(WHAT IS ASKED) Look at the data below and print exactly the lines from its first line through the line with "quarters = list(range(20))"; the pictures stay out of the copy.

(DATASET SECTION)
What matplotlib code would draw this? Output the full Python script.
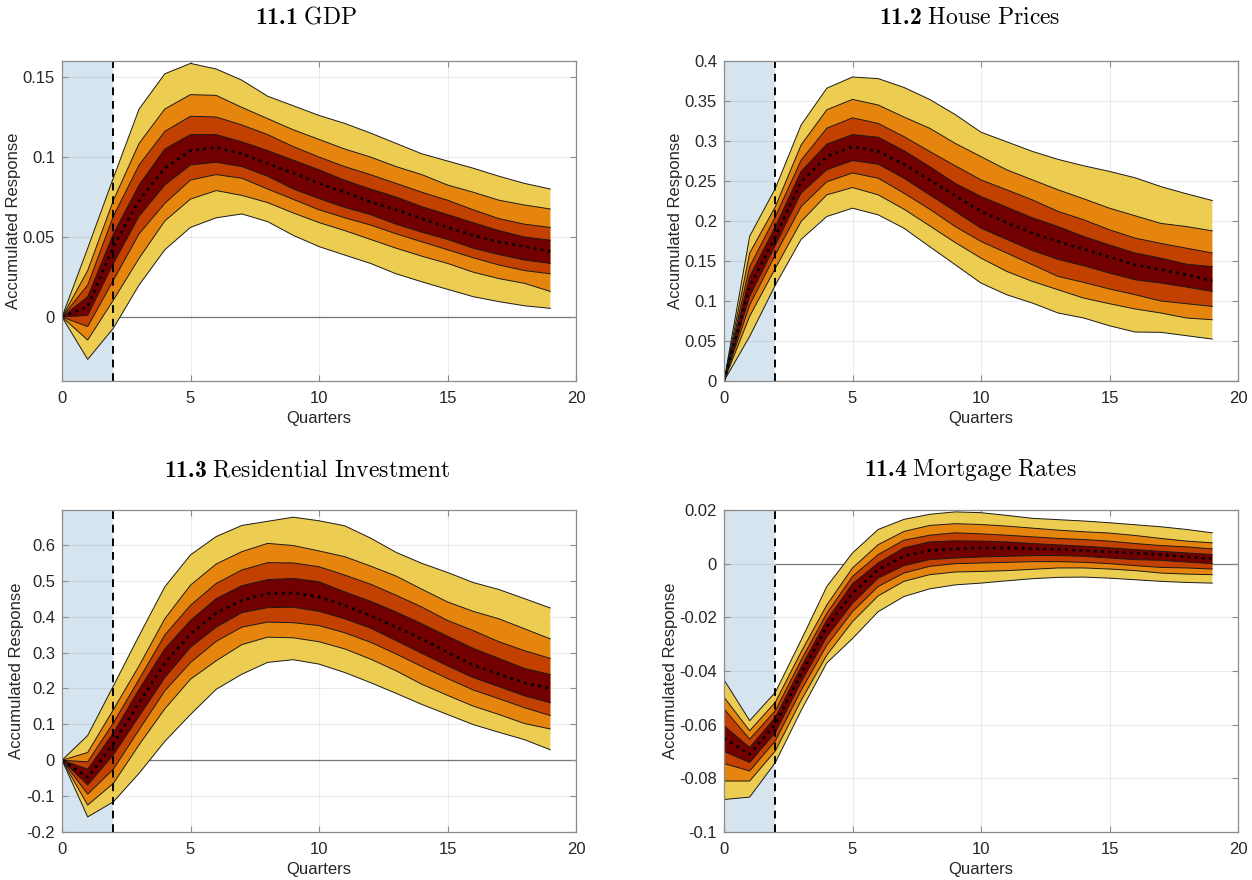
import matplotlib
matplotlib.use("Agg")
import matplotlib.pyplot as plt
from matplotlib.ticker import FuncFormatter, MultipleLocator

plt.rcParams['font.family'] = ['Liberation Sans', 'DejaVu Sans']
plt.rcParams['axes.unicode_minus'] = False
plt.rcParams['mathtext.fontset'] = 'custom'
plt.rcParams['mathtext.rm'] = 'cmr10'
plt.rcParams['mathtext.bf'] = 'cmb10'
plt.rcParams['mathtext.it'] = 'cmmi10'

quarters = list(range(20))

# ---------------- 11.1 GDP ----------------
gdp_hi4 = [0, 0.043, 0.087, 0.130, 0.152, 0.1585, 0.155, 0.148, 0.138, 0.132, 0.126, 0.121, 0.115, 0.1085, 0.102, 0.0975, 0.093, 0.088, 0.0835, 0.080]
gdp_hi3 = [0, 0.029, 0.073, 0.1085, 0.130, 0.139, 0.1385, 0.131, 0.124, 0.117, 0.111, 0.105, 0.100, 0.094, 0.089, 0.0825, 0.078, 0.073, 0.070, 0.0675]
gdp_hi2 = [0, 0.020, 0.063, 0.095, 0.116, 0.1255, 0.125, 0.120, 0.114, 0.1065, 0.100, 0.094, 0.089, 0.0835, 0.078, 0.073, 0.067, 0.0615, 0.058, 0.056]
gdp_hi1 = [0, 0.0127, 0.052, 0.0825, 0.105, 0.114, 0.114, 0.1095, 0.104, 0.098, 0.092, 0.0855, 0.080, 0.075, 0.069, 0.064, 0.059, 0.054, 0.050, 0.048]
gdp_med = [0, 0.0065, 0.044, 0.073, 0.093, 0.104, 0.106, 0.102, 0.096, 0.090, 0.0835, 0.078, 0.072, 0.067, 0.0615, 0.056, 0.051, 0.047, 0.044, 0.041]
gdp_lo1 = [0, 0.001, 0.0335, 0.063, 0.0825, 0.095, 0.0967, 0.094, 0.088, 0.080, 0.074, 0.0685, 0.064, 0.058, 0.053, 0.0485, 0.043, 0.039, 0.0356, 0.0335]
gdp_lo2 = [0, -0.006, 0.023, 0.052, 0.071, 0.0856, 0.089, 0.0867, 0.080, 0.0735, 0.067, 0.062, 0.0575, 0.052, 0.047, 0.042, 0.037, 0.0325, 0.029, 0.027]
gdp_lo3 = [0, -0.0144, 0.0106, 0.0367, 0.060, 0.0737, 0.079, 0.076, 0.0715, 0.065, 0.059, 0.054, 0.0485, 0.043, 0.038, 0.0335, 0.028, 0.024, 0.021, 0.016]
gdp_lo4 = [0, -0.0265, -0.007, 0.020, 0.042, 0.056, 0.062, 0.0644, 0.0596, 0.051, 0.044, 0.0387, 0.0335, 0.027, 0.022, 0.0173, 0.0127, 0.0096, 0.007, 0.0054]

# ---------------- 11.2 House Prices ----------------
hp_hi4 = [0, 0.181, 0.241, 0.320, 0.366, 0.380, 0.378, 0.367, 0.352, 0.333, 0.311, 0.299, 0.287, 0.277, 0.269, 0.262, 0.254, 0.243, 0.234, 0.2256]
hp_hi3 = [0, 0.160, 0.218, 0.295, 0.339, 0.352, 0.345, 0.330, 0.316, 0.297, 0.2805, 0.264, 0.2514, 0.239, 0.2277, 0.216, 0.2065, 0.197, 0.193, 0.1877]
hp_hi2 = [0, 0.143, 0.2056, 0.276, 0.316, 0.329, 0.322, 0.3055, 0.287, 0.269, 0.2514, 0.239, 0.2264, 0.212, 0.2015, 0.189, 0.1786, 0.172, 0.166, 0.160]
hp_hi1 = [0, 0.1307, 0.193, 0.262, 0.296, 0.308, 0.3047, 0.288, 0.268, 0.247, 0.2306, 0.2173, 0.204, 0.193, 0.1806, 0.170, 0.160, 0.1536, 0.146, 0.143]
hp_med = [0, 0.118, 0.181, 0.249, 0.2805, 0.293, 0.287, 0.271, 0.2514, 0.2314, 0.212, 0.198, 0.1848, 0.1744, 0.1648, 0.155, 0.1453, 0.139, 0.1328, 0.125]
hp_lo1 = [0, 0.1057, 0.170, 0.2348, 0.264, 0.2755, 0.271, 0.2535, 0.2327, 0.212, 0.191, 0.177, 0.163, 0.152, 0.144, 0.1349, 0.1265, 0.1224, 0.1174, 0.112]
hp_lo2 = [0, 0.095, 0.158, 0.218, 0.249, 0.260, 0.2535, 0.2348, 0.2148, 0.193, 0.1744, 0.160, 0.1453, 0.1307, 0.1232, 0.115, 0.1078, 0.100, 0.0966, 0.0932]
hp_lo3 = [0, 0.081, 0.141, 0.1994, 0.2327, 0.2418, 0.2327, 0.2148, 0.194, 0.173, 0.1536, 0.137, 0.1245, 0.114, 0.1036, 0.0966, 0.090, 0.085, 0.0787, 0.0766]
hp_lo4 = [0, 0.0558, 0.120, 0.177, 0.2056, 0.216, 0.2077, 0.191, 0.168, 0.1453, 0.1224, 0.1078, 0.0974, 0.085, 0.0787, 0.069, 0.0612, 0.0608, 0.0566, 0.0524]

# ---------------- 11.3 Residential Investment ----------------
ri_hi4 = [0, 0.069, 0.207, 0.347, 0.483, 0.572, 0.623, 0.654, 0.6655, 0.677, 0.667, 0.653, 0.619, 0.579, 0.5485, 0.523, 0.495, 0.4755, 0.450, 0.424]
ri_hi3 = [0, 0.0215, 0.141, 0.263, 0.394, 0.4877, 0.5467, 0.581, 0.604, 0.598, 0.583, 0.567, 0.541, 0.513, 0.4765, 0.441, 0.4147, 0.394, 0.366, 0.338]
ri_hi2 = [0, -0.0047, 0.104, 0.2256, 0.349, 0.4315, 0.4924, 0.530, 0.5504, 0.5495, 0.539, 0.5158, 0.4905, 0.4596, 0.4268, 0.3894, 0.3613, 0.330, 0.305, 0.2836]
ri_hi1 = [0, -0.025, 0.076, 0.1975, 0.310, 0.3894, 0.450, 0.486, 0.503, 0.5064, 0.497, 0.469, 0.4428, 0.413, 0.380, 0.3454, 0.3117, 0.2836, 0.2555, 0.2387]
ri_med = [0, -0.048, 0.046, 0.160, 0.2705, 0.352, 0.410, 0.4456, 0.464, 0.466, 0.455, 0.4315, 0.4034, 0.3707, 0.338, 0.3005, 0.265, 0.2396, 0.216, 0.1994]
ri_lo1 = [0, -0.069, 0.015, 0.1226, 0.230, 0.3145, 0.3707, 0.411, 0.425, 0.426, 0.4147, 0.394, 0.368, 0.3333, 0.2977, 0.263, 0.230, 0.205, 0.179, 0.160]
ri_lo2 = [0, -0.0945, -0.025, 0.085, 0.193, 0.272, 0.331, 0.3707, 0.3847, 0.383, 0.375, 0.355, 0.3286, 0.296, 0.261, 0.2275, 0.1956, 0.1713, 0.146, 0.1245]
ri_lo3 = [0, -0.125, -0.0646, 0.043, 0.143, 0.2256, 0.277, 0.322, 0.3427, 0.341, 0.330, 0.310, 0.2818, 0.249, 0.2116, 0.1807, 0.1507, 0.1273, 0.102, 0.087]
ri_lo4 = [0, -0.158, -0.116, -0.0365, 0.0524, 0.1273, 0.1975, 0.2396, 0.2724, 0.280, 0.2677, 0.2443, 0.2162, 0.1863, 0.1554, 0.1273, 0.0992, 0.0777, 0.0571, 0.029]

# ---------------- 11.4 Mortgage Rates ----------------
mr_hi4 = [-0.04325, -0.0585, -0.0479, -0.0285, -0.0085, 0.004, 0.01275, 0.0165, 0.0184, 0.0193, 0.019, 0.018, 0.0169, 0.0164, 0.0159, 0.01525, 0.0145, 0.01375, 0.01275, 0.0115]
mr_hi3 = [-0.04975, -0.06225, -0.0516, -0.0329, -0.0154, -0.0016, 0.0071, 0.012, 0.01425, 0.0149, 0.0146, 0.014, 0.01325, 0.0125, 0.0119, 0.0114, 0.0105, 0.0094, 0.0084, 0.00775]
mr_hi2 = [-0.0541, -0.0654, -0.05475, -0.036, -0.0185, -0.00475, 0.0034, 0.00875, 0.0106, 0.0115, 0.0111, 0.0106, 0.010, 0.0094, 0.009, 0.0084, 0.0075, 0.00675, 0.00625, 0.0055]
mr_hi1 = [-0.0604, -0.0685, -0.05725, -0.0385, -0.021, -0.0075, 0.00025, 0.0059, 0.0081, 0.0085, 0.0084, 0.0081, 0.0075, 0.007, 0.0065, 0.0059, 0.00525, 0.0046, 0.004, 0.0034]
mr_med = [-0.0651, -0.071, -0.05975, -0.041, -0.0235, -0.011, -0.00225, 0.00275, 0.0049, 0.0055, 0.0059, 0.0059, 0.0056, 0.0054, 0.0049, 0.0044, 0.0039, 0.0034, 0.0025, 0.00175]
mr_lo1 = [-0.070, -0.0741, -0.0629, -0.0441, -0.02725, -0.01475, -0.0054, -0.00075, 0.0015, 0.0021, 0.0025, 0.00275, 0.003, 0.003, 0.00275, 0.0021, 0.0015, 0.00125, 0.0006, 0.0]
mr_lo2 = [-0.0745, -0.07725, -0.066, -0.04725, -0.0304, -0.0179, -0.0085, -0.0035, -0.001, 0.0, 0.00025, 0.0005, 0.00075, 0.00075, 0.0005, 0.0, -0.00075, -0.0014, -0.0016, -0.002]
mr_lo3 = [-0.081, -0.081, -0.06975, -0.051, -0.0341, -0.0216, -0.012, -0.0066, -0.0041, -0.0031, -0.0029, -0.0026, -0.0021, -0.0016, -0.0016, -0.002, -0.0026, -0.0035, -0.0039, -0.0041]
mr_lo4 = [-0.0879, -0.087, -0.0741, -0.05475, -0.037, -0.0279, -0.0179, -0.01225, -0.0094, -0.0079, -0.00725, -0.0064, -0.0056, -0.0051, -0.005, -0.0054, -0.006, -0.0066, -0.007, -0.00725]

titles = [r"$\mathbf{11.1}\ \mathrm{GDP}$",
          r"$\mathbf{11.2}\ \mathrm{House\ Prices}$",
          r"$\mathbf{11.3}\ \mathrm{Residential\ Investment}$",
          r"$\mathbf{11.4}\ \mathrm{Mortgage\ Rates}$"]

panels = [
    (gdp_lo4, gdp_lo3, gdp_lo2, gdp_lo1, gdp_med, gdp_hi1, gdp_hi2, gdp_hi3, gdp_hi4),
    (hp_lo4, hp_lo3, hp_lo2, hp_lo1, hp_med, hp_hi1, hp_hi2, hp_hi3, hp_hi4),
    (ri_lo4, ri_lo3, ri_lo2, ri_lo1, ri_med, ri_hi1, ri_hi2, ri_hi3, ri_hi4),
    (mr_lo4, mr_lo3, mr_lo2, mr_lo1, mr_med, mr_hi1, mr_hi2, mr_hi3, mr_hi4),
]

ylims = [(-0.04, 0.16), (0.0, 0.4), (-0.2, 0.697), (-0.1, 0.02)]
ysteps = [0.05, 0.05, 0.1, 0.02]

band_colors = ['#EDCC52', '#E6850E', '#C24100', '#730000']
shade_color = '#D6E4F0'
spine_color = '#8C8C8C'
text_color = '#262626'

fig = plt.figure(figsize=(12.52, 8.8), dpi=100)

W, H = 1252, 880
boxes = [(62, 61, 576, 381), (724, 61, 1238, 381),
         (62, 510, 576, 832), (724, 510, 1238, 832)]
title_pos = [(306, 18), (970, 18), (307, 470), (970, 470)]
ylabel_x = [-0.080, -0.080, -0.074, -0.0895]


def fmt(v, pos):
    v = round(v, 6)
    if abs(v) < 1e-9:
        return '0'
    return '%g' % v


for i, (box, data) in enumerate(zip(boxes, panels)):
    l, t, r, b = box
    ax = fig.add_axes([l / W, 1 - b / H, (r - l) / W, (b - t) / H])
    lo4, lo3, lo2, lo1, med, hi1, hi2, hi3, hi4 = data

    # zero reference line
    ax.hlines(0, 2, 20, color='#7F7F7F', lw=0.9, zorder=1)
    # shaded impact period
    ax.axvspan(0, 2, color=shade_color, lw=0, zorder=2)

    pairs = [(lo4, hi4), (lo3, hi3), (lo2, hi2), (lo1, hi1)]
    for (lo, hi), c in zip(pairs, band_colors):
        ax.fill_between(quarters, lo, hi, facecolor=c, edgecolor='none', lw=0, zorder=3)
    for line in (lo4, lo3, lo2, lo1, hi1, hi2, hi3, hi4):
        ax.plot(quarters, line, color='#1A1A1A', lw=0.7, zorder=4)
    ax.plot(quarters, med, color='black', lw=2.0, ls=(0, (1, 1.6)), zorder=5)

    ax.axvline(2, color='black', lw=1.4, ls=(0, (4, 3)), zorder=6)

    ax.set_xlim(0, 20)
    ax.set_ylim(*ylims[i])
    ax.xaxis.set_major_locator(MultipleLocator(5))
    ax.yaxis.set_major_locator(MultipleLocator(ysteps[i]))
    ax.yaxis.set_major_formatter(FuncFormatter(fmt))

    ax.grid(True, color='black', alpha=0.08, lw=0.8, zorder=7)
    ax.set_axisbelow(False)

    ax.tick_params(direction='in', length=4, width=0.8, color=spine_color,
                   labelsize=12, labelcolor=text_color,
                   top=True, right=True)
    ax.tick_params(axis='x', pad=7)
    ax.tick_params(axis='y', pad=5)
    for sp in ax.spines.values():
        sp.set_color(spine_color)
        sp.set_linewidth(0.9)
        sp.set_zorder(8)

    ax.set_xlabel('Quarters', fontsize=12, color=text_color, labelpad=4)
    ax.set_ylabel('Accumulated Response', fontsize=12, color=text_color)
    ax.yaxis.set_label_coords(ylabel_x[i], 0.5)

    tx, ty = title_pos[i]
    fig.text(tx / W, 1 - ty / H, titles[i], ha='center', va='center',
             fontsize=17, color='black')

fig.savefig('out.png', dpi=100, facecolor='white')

(REPLY TO THE EXERCISE)
What matplotlib code would draw this? Output the full Python script.
import matplotlib
matplotlib.use("Agg")
import matplotlib.pyplot as plt
from matplotlib.ticker import FuncFormatter, MultipleLocator

plt.rcParams['font.family'] = ['Liberation Sans', 'DejaVu Sans']
plt.rcParams['axes.unicode_minus'] = False
plt.rcParams['mathtext.fontset'] = 'custom'
plt.rcParams['mathtext.rm'] = 'cmr10'
plt.rcParams['mathtext.bf'] = 'cmb10'
plt.rcParams['mathtext.it'] = 'cmmi10'

quarters = list(range(20))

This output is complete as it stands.